Wimbledon ‘changes dress code’ to support Ukraine
The tournament has deviated from its usually strict policy, according to reports
After banning Russian and Belarusian players, Wimbledon organizers have reportedly made another gesture in support of Ukraine by relaxing the tournament’s notoriously strict dress code to allow tennis stars to don yellow and blue ribbons.
According to reports in the UK, officials at the All England Club have “unofficially” adapted the rules to let players wear symbols in Ukrainian colors at this year’s Grand Slam.
Polish women’s world number one Iga Swiatek was seen wearing a Ukraine symbol on her cap during her first-round match on Tuesday.
It is reported by The Guardian that Ukrainian pair Lesia Tsurenko and Anhelina Kalinina will be allowed to do so when they meet in a second-round singles match on Wednesday as officials make a “rare exception” this year.
Tsurenko had said after her opening round victory that she was considering the gesture but was unsure if it would be possible.
Wimbledon has maintained a strict dress code during its more than century-long history.
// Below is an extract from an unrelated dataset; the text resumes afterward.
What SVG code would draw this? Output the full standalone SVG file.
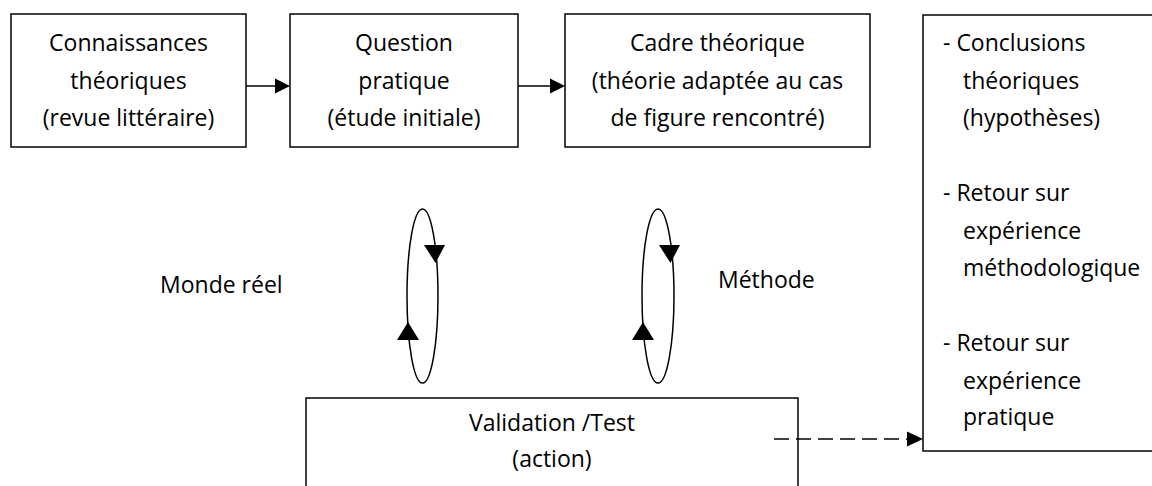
<svg xmlns="http://www.w3.org/2000/svg" width="1152" height="486" viewBox="0 0 1152 486">
<style>
.box{fill:#fff;stroke:#000;stroke-width:1.5}
text{font-family:"Open Sans","Liberation Sans",sans-serif;font-size:23px;fill:#000}
.c{text-anchor:middle}
.ln{fill:none;stroke:#000;stroke-width:1.5}
.ah{fill:#000}
</style>
<rect width="1152" height="486" fill="#fff"/>
<g id="n1">
<rect class="box" x="11" y="14" width="235" height="133"/>
<text class="c" x="128.5" y="51">Connaissances</text>
<text class="c" x="128.5" y="88.5">théoriques</text>
<text class="c" x="128.5" y="126">(revue littéraire)</text>
</g>
<g id="n2">
<rect class="box" x="290" y="14" width="228" height="133"/>
<text class="c" x="404" y="51">Question</text>
<text class="c" x="404" y="88.5">pratique</text>
<text class="c" x="404" y="126">(étude initiale)</text>
</g>
<g id="n3">
<rect class="box" x="565" y="14" width="305" height="133"/>
<text class="c" x="717.5" y="51">Cadre théorique</text>
<text class="c" x="717.5" y="88.5">(théorie adaptée au cas</text>
<text class="c" x="717.5" y="126">de figure rencontré)</text>
</g>
<g id="n4">
<rect class="box" x="923" y="15" width="240" height="436"/>
<text x="943" y="51">- Conclusions</text>
<text x="963" y="88.5">théoriques</text>
<text x="963" y="126">(hypothèses)</text>
<text x="943" y="201">- Retour sur</text>
<text x="963" y="238.5">expérience</text>
<text x="963" y="276">méthodologique</text>
<text x="943" y="351">- Retour sur</text>
<text x="963" y="388.5">expérience</text>
<text x="963" y="425">pratique</text>
</g>
<g id="n5">
<rect class="box" x="306" y="398" width="492" height="100"/>
<text class="c" x="552" y="431">Validation /Test</text>
<text class="c" x="552" y="467">(action)</text>
</g>
<g id="labels">
<text x="160" y="293">Monde réel</text>
<text x="718" y="288">Méthode</text>
</g>
<g id="connectors">
<line class="ln" x1="246" y1="86" x2="276" y2="86"/>
<polygon class="ah" points="275,78.5 290,86 275,93.5"/>
<line class="ln" x1="518" y1="86" x2="551" y2="86"/>
<polygon class="ah" points="550,78.5 565,86 550,93.5"/>
<line class="ln" x1="774" y1="439" x2="908" y2="439" stroke-dasharray="15 7"/>
<polygon class="ah" points="907,431.5 923,439 907,446.5"/>
<ellipse class="ln" cx="422.5" cy="296" rx="15.5" ry="87"/>
<polygon class="ah" points="424,245 445,245 435.5,263"/>
<polygon class="ah" points="397,340 419,340 408,322"/>
<ellipse class="ln" cx="658" cy="296" rx="16" ry="87"/>
<polygon class="ah" points="659,245 680,245 670.5,263"/>
<polygon class="ah" points="632,340 654,340 643,322"/>
</g>
</svg>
Rules dictate that players must dress in attire which is “almost entirely white” and “does not include off-white or cream.”
The dress code gesture for Ukraine follows Wimbledon’s ban on Russian and Belarusian players for this season’s tournament.
That decision sparked something of a civil war in tennis, with the ATP and WTA tours responding by stripping the 2022 event of its rankings points.
Numerous high-profile players have also spoken out against the ban, including six-time Wimbledon champion Novak Djokovic.
The ban means the likes of Russian men’s world number one Daniil Medvedev is barred, as well as women’s stars such as Belarusian top-10 ace Aryna Sabalenka.
Wimbledon officials have claimed that allowing the likes of Medvedev and Sabalenka to appear at the grass court showpiece would somehow hand a “propaganda victory” to the Russian leadership.
The ATP and WTA have both allowed Russian and Belarusian players to continue to compete as neutrals on their tours – a stance mirrored by the French Open in May-June and the US Open later this year.